Challenge 4 is instantiated as follows:

def env_creator_CC4(env_config: dict):
    sg = EnterpriseScenarioGenerator(
        blue_agent_class=SleepAgent,
        green_agent_class=EnterpriseGreenAgent,
        red_agent_class=FiniteStateRedAgent,
        steps=500
    )
    cyborg = CybORG(scenario_generator=sg)
    env = EnterpriseMAE(env=cyborg)
    return env

Register a custom env creator function with a string name. This function must take a single env_config(dict) parameter and return an env instance. Then, to get it to work with the tune.register_env(), you can use your custom env with a lambda function.

register_env(name="CC4", env_creator=lambda config: env_creator_CC4(config))
env = env_creator_CC4({})

For environments with multiple groups, or mixtures of agent groups and individual agents, you can use grouping in conjunction with the policy mapping API described in prior sections. This creates a policy mapping function to map the agent to the config below.

NUM_AGENTS = 5
POLICY_MAP = {f"blue_agent_{i}": f"Agent{i}" for i in range(NUM_AGENTS)}

def policy_mapper(agent_id, episode, worker, **kwargs):
    return POLICY_MAP[agent_id]

To configure the environment, use the standard RLlib config formant. For multi-agent environments such as CybORG, with five types of agents, their experiences are aggregated by policy, so from RLlib’s perspective it’s just optimizing three different types of policy. The configuration might look something like this:

algo_config = (
    PPOConfig()
    .environment(env="CC4")
    .debugging(logger_config={"logdir":"logs/PPO_Example", "type":"ray.tune.logger.TBXLogger"})
    .multi_agent(policies={
        ray_agent: PolicySpec(
            policy_class=None,
            observation_space=env.observation_space(cyborg_agent),
            action_space=env.action_space(cyborg_agent),
            config={"gamma": 0.85},
        ) for cyborg_agent, ray_agent in POLICY_MAP.items()
    },
    policy_mapping_fn=policy_mapper
))

Agent Training

To train the agents with the above config, three steps are then required - building the alogrithm, setting the number of steps you wish to run the algorithm for and then saving the results for further analysis.

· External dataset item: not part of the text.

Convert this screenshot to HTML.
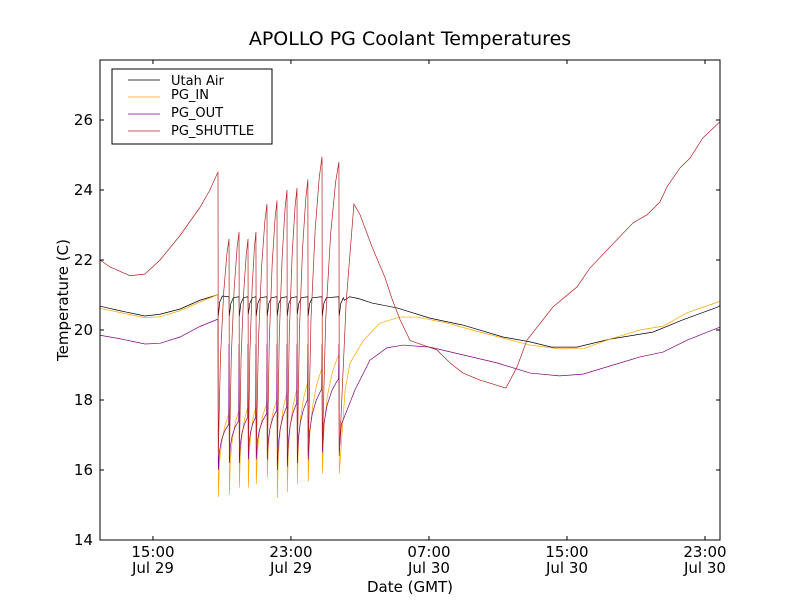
<!DOCTYPE html>
<html><head><meta charset="utf-8"><style>
body{margin:0;background:#fff;}
svg{display:block;font-family:"DejaVu Sans","Liberation Sans",sans-serif;}
</style></head><body>
<svg id="chart" width="800" height="600" viewBox="0 0 800 600">
<rect width="800" height="600" fill="#fff"/>
<text x="410" y="45" font-size="19" text-anchor="middle">APOLLO PG Coolant Temperatures</text>
<text x="410" y="592" font-size="15" text-anchor="middle">Date (GMT)</text>
<text x="68" y="300" font-size="15" text-anchor="middle" transform="rotate(-90 68 300)">Temperature (C)</text>
<g id="series"></g>
<g id="axes"></g>
<g>
<rect x="112" y="69" width="160" height="75" fill="#fff" stroke="#000" stroke-width="1"/>
<line x1="128" y1="80" x2="160" y2="80" stroke="#000" stroke-width="0.7"/>
<text x="171" y="85" font-size="13">Utah Air</text>
<line x1="128" y1="97" x2="160" y2="97" stroke="#ffa500" stroke-width="0.7"/>
<text x="171" y="99" font-size="13">PG_IN</text>
<line x1="128" y1="114" x2="160" y2="114" stroke="#800080" stroke-width="0.7"/>
<text x="171" y="117" font-size="13">PG_OUT</text>
<line x1="128" y1="131" x2="160" y2="131" stroke="#b22222" stroke-width="0.7"/>
<text x="171" y="135" font-size="13">PG_SHUTTLE</text>
</g>
</svg>
<script>
// hours since 12:00 Jul 29 (GMT)
const xTickHours = [3, 11, 19, 27, 35];
const xTickTimes = ["15:00", "23:00", "07:00", "15:00", "23:00"];
const xTickDates = ["Jul 29", "Jul 29", "Jul 30", "Jul 30", "Jul 30"];
const yTicks = [14, 16, 18, 20, 22, 24, 26];

// cycling period
const cycleDrops = [6.77,7.41,7.99,8.51,8.97,9.61,10.19,10.77,11.35,11.98,12.80,13.78];
const redPeak = [24.5,22.6,22.8,22.6,22.8,23.6,23.7,24.0,24.06,24.3,24.95,24.8];
const redMin = [16.5,16.4,16.5,16.5,16.5,16.4,16.4,16.5,16.5,16.5,16.6,16.4];
const airTop = [21.0,20.95,20.95,20.95,20.95,20.95,20.95,20.95,20.95,20.95,20.95,20.95];
const airDip = [20.4,20.4,20.4,20.45,20.4,20.4,20.4,20.4,20.45,20.4,20.4,20.4];
const inTop = [21.0,17.6,17.7,17.8,17.8,17.9,18.0,18.2,18.3,18.5,18.9,19.3];
const inMin = [15.23,15.3,15.5,15.5,15.6,15.8,15.2,15.37,15.6,15.66,15.9,15.9];
const outTop = [20.3,17.3,17.4,17.5,17.5,17.6,17.7,17.8,17.9,18.0,18.3,18.6];
const outSpike = [20.3,19.6,19.6,19.6,19.6,19.6,19.6,19.6,19.6,19.6,19.6,19.6];
const outMin = [16.0,16.2,16.2,16.3,16.3,16.3,16.0,16.1,16.2,16.3,16.5,16.5];

// smooth segments before / after cycling: [hour, value]
const redPre = [[-0.07,22.0],[0.51,21.8],[1.67,21.55],[2.54,21.6],[3.41,22.0],[4.57,22.7],[5.72,23.5],[6.30,24.0],[6.71,24.45]];
const redPost = [[14.2,20.8],[14.65,23.6],[15.0,23.3],[15.70,22.37],[16.45,21.5],[16.85,20.9],[17.32,20.3],[17.90,19.7],[18.65,19.57],[19.46,19.43],[20.22,19.06],[20.97,18.77],[21.96,18.57],[23.46,18.34],[24.10,18.94],[24.68,19.71],[26.19,20.66],[27.58,21.23],[28.33,21.77],[29.49,22.37],[30.83,23.06],[31.64,23.29],[32.39,23.66],[32.80,24.09],[33.55,24.63],[34.13,24.91],[34.88,25.49],[35.87,25.95]];
const airPre = [[-0.07,20.68],[1.09,20.55],[2.54,20.4],[3.41,20.45],[4.57,20.6],[5.72,20.85],[6.71,21.0]];
const airPost = [[14.1,20.85],[14.4,20.95],[14.9,20.9],[15.7,20.77],[17.15,20.63],[19.05,20.34],[20.97,20.14],[23.29,19.8],[24.86,19.66],[26.1,19.51],[27.58,19.51],[29.49,19.74],[31.98,19.94],[33.72,20.29],[35.75,20.66],[35.87,20.7]];
const inPre = [[-0.07,20.62],[1.09,20.5],[2.54,20.35],[3.41,20.38],[4.57,20.55],[5.72,20.8],[6.71,21.0]];
const inPost = [[14.14,18.3],[14.43,19.06],[15.2,19.7],[16.16,20.2],[17.32,20.37],[18.30,20.37],[20.04,20.2],[21.96,19.94],[24.86,19.57],[26.57,19.46],[28.0,19.47],[29.49,19.74],[31.23,20.0],[32.57,20.11],[33.96,20.49],[35.75,20.8],[35.87,20.83]];
const outPre = [[-0.07,19.85],[1.09,19.75],[2.54,19.6],[3.41,19.62],[4.57,19.8],[5.72,20.1],[6.71,20.3]];
const outPost = [[13.92,17.3],[14.72,18.3],[15.58,19.14],[16.56,19.49],[17.5,19.57],[19.05,19.51],[20.97,19.29],[22.94,19.06],[24.86,18.77],[26.57,18.69],[27.93,18.74],[31.23,19.23],[32.57,19.37],[33.96,19.71],[35.75,20.06],[35.87,20.08]];

const X0 = 100, X1 = 720, Y0 = 540, Y1 = 60;
const hMin = -0.07, hMax = 35.87, vMin = 14, vMax = 14 + 480/35;
function xs(h){ return X0 + (h - hMin) / (hMax - hMin) * (X1 - X0); }
function ys(v){ return Y0 - (v - vMin) / (vMax - vMin) * (Y0 - Y1); }

const NS = "http://www.w3.org/2000/svg";
const gS = document.getElementById("series");
const gA = document.getElementById("axes");

function rise(pts, t0, t1, lo, hi, fr, vr){
  for (let k = 0; k < fr.length; k++) pts.push([t0 + fr[k]*(t1 - t0), lo + vr[k]*(hi - lo)]);
}
const shapeF = [0.1,0.3,0.6,0.9];
const shapeV = [0.4,0.65,0.85,0.97];
const redF = [0.2,0.5,0.8];
const redV = [0.45,0.75,0.93];

function build(pre, post, kind){
  const pts = pre.slice();
  const n = cycleDrops.length;
  for (let i = 0; i < n; i++){
    const d = cycleDrops[i], dn = i < n-1 ? cycleDrops[i+1] : null;
    if (kind === "red"){
      pts.push([d, redPeak[i]]); pts.push([d+0.02, redMin[i]]);
      if (dn !== null) rise(pts, d+0.02, dn, redMin[i], redPeak[i+1], redF, redV);
    } else if (kind === "air"){
      pts.push([d, airTop[i]]); pts.push([d+0.02, airDip[i]]);
      pts.push([d+0.1, airTop[i]-0.2]); pts.push([d+0.25, airTop[i]-0.03]);
      if (dn !== null) pts.push([dn-0.02, airTop[i+1]]);
    } else if (kind === "in"){
      pts.push([d, inTop[i]]); pts.push([d+0.02, inMin[i]]);
      if (dn !== null) rise(pts, d+0.02, dn, inMin[i], inTop[i+1], shapeF, shapeV);
    } else {
      pts.push([d-0.02, outTop[i]]); pts.push([d, outSpike[i]]); pts.push([d+0.02, outMin[i]]);
      if (dn !== null) rise(pts, d+0.02, dn-0.02, outMin[i], outTop[i+1], shapeF, shapeV);
    }
  }
  return pts.concat(post);
}

const seriesDefs = [
  ["utah-air-line", build(airPre, airPost, "air"), "#000000"],
  ["pg-in-line", build(inPre, inPost, "in"), "#ffa500"],
  ["pg-out-line", build(outPre, outPost, "out"), "#800080"],
  ["pg-shuttle-line", build(redPre, redPost, "red"), "#b22222"]
];
for (const s of seriesDefs){
  const p = document.createElementNS(NS, "path");
  p.setAttribute("d", s[1].map((q, i) => (i ? "L" : "M") + xs(q[0]).toFixed(2) + "," + ys(q[1]).toFixed(2)).join(""));
  p.setAttribute("fill", "none");
  p.setAttribute("stroke", s[2]);
  p.setAttribute("stroke-width", "0.7");
  
  
  gS.appendChild(p);
}

// frame
const frame = document.createElementNS(NS, "rect");
frame.setAttribute("x", X0); frame.setAttribute("y", Y1);
frame.setAttribute("width", X1 - X0); frame.setAttribute("height", Y0 - Y1);
frame.setAttribute("fill", "none"); frame.setAttribute("stroke", "#000"); frame.setAttribute("stroke-width", "1");


gA.appendChild(frame);

function line(x1, y1, x2, y2, name){
  const l = document.createElementNS(NS, "line");
  l.setAttribute("x1", x1); l.setAttribute("y1", y1); l.setAttribute("x2", x2); l.setAttribute("y2", y2);
  l.setAttribute("stroke", "#000"); l.setAttribute("stroke-width", "1");
  
  
  gA.appendChild(l);
}
function text(x, y, str, anchor, name){
  const t = document.createElementNS(NS, "text");
  t.setAttribute("x", x); t.setAttribute("y", y); t.setAttribute("font-size", "15");
  t.setAttribute("text-anchor", anchor); t.textContent = str;
  
  
  gA.appendChild(t);
}
yTicks.forEach(v => {
  const y = ys(v);
  line(X0, y, X0+4, y, "y-tick");
  line(X1, y, X1-4, y, "y-tick-right");
  text(X0-7, y+5, String(v), "end", "y-tick-label");
});
xTickHours.forEach((h, i) => {
  const x = xs(h);
  line(x, Y0, x, Y0-4, "x-tick");
  line(x, Y1, x, Y1+4, "x-tick-top");
  text(x, 557, xTickTimes[i], "middle", "x-tick-label-time");
  text(x, 573, xTickDates[i], "middle", "x-tick-label-date");
});
</script>
</body></html>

algo = algo_config.build()

for i in range(50):
    train_info=algo.train()

algo.save("results")

After the training has occurred you can analyse the results on your prefered platfrom. To use tensorboard run the following command:

tensorboard --logdir logs/

The link that comes up will display graphs that correspond to what the agent is learning and reward.